1 – Improve access to data in the cloud to drive innovation

From a data management perspective, cloud architectures offer a variety of features–from multi-tenancy to content delivery networks–that enable easier access, re-use, and distribution of data. This can power software-defined automation as well as new DevOps approaches. Enabling the agile digital business to innovate, test, and scale quickly, while offering continuous uptime.

2 – Embrace AI and ML to analyze data at scale, while keeping an eye on transparency and the logic that underpins its analysis

By facilitating processes such as natural language processing, image and speech recognition, AI and ML have begun to automate tasks that previously could only have been performed by humans. Customer-facing applications such as Alexa, Google, Siri, and Cortana, achieve most instant-recognition, however, there is a myriad of use cases where AI/ML is used in the background to automate complex and/or large-scale data processing. Everything from automating insurance claims and optimizing financial models, to performing medical diagnoses.

It is vital that organizations using AI and ML techniques ensure tight oversight and an understanding of the data and logic underpinning that analysis. While neural networks were traditionally black boxes, the transparency of AI/ML decision-making is beginning to improve, which will be vital to support increased adoption.

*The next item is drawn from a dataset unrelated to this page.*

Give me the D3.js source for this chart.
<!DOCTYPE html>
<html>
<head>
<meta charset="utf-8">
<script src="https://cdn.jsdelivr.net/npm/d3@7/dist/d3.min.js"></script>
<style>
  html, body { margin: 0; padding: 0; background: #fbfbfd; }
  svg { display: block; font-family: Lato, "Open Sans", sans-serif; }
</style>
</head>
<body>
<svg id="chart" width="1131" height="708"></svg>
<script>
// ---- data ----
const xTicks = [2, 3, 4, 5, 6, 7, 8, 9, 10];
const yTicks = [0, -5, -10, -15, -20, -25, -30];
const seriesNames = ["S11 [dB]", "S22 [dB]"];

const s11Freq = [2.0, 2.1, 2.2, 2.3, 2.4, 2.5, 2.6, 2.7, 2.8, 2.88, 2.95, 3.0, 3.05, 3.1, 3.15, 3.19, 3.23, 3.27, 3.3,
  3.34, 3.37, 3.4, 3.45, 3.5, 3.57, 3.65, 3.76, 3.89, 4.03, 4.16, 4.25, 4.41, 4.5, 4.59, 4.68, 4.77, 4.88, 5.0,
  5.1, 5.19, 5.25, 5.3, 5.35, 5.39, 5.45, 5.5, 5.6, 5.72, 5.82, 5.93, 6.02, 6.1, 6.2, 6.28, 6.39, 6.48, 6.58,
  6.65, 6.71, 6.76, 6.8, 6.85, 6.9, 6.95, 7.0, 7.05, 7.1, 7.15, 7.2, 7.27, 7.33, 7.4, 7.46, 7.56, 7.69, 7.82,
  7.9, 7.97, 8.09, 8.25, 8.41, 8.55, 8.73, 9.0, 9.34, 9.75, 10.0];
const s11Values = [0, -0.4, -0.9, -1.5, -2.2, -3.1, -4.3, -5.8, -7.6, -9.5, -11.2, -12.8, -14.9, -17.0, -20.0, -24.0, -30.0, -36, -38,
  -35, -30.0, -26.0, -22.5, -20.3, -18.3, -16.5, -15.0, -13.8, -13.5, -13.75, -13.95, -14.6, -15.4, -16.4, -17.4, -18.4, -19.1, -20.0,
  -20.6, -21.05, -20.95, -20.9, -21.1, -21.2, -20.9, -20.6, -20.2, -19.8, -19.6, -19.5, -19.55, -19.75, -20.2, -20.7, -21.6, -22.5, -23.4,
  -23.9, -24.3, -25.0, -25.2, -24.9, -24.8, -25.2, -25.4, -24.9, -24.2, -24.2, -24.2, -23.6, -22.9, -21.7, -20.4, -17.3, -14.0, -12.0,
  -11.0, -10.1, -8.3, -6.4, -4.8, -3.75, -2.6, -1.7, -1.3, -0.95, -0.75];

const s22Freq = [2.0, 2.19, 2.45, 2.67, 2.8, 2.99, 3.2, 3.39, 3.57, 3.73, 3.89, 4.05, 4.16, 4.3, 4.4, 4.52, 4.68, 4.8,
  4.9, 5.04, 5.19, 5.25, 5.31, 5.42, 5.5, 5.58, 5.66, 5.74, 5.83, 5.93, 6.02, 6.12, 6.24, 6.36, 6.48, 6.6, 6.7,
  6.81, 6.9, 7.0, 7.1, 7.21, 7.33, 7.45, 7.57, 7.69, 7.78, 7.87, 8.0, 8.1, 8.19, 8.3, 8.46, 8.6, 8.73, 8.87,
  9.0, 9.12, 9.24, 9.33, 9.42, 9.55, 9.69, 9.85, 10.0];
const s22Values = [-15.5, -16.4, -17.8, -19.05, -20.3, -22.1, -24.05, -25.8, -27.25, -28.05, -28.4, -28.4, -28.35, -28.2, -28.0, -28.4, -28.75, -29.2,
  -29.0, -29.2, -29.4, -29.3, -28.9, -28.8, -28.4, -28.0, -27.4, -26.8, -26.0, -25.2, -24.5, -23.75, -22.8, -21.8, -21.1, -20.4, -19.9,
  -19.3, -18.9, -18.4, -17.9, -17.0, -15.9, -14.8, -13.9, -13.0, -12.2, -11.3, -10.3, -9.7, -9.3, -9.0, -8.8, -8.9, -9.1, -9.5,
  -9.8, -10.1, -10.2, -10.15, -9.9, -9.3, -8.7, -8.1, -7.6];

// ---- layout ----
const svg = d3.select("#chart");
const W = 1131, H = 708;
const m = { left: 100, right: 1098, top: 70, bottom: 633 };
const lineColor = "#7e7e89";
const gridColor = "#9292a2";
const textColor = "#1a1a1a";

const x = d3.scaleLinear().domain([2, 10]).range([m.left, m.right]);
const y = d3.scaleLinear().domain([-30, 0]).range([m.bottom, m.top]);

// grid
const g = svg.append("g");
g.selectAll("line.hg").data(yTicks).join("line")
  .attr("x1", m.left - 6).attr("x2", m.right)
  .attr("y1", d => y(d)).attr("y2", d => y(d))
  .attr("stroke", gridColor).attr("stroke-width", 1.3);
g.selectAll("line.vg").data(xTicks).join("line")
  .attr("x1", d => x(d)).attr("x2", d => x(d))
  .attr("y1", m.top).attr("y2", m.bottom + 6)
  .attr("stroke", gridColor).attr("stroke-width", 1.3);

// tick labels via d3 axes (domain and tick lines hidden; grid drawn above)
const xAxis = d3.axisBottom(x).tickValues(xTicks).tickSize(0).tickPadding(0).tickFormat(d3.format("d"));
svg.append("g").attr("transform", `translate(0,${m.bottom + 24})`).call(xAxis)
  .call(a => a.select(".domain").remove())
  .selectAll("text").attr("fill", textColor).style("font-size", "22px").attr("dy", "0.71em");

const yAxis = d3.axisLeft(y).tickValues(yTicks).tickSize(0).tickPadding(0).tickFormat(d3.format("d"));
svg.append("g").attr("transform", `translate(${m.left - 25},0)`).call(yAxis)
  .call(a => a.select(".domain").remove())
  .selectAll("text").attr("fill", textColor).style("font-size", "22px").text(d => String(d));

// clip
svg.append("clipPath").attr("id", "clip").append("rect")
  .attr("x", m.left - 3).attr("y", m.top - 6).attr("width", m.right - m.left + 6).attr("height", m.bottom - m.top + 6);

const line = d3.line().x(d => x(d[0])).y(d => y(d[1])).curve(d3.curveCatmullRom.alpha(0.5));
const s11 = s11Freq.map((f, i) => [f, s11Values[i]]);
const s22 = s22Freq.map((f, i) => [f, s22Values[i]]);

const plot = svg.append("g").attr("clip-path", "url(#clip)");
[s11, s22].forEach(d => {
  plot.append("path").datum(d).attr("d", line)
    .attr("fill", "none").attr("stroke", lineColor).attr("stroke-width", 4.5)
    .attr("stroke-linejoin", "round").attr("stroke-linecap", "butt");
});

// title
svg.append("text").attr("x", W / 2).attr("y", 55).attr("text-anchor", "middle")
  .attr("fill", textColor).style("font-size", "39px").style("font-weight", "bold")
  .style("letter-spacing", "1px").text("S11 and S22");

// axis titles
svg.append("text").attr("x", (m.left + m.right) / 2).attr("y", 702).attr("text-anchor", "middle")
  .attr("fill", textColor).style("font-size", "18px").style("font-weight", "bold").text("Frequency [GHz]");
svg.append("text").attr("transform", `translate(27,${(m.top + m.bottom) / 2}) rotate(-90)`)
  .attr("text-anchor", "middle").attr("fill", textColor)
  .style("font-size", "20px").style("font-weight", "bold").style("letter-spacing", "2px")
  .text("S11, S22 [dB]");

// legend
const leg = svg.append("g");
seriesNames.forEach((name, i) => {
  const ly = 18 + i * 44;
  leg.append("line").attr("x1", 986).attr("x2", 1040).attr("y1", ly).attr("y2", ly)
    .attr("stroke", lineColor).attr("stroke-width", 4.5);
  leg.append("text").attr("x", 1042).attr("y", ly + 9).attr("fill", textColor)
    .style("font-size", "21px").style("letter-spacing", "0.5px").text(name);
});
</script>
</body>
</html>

3 – IoT is about to become bigger than ever; ensure your management of the data generated from these devices is robust and secure

The proliferation of data-gathering devices will provide an explosion of data to analyze, interpret, and ultimately guide business decisions–be prepared to manage this.

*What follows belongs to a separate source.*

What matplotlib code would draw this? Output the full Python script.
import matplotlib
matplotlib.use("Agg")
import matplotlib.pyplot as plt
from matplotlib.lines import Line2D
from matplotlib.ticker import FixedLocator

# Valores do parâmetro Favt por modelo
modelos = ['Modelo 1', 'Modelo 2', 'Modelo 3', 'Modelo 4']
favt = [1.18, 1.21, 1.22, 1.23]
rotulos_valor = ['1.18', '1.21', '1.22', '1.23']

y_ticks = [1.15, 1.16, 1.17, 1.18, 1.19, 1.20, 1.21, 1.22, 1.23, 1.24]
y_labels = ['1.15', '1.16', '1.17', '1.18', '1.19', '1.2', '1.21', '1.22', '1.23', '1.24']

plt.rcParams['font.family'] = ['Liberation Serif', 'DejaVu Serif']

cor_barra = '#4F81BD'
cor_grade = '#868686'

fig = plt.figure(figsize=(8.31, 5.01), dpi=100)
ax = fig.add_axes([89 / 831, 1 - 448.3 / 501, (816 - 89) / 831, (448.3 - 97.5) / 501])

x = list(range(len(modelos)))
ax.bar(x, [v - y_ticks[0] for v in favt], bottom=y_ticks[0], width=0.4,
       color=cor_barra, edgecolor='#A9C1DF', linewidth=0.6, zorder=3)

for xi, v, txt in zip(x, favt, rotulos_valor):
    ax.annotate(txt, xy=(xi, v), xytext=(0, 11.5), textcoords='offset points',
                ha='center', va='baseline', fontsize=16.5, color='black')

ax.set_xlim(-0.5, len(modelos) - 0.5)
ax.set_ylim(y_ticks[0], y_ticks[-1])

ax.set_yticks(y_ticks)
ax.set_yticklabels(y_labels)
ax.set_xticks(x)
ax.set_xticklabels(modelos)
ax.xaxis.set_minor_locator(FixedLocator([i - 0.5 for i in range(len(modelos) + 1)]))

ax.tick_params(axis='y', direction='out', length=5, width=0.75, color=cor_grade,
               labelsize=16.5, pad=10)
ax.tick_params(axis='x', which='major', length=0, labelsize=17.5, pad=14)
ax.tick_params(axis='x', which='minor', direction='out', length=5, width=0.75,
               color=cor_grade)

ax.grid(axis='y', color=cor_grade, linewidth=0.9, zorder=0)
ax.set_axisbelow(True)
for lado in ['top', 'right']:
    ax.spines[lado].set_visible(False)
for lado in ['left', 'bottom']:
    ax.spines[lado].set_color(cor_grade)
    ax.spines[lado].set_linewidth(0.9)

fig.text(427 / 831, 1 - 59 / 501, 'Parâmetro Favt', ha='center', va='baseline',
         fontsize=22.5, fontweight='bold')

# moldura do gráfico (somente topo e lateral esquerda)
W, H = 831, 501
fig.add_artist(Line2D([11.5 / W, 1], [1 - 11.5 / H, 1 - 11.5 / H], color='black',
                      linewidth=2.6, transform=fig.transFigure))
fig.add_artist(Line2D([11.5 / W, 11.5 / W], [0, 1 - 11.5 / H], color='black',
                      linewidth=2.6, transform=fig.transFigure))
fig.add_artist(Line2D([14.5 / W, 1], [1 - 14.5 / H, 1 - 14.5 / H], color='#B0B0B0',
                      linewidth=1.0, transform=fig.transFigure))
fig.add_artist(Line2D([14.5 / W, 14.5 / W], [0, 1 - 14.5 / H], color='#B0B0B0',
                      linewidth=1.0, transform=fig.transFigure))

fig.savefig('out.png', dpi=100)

Just as IoT covers a wide variety of use cases, it also poses a broad range of data management challenges. One of the primary considerations should, therefore, be around how to ensure ‘things’ are protected from hackers. Equally, because of the distributed nature of some devices, network bandwidth considerations and communication protocols need to be properly evaluated.

4 – Data ethics is more than compliance with regulation; think about giving customers both transparency and value

At the very least, organizations will need to satisfy existing regulations relating to data privacy, which for multi-nationals involves complying with a complex matrix of obligations affecting different jurisdictions.  

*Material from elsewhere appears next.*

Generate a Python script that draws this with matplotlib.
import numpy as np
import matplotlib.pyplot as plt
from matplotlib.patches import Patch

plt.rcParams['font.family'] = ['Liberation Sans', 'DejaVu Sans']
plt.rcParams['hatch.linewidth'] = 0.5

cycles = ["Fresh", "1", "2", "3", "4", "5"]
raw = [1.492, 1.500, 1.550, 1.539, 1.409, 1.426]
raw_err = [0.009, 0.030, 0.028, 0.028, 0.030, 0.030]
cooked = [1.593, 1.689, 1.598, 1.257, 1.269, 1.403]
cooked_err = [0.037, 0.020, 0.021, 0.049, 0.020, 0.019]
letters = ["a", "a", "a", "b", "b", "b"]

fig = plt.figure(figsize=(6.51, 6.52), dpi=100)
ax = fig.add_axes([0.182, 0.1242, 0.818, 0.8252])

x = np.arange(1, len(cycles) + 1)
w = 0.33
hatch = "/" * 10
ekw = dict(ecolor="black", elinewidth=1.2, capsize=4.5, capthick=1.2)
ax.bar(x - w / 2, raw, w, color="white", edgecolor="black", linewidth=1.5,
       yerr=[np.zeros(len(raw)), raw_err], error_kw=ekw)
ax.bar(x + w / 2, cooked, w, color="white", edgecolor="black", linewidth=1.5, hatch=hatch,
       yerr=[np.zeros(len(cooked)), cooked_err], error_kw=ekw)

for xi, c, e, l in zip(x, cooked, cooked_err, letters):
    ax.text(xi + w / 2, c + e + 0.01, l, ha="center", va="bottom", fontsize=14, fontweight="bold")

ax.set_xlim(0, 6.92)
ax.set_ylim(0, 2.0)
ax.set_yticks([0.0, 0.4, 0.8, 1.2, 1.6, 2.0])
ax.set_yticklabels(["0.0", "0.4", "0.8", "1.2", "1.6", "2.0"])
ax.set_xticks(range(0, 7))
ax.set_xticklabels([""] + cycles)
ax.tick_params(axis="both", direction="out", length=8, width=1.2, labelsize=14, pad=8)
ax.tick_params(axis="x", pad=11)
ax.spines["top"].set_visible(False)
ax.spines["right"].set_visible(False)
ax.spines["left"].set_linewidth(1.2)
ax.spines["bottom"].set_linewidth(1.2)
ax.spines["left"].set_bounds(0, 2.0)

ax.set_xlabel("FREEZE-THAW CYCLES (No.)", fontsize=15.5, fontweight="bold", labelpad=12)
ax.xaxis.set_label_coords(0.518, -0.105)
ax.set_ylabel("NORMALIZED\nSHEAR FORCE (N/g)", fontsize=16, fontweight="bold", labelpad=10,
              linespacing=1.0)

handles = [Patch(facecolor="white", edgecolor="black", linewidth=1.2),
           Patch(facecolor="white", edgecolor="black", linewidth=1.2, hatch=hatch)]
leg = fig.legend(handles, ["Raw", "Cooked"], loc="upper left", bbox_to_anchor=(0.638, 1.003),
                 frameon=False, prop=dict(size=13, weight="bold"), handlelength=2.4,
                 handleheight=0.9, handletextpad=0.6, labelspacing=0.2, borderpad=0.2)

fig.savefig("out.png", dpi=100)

It is also about client consent and transparency, however. Customers are more likely to provide consent to organizations that they trust. That trust is often reinforced when a company can add value to the user’s experience. Modern digital titans (like Apple, Amazon, Netflix and Google) have done a good job at demonstrating value by carefully studying and modeling users’ behavior to present them with more relevant advertising, product,ac or viewing suggestions. A newer wave of companies (such as Airbnb and Uber) have used data and technology to connect new sources of supply (peoples’ spare rooms or those who want to earn money by providing rides) with demand for those services. Just as demonstrating value is of paramount importance to elicit consent, breaches of trust can be equally catastrophic.

5 – Get your organization behind you; responsibility may lie with you as the CDO but success will depend on company-wide change

True digital transformation requires cooperation from across the entire organization. A single person may be charged with defining a company’s digital strategy, but it will take agreement from across the organization to execute against that strategy.

Many digital transformation projects require organizations to break down data silos, which in turn will require support from business units that own those silos. Others may require setting up new businesses and/or adopting new practices, which could be seen as threats to established operations if not handled carefully. CDOs must do more than simply sprinkle data and analytics over an existing organizational structure.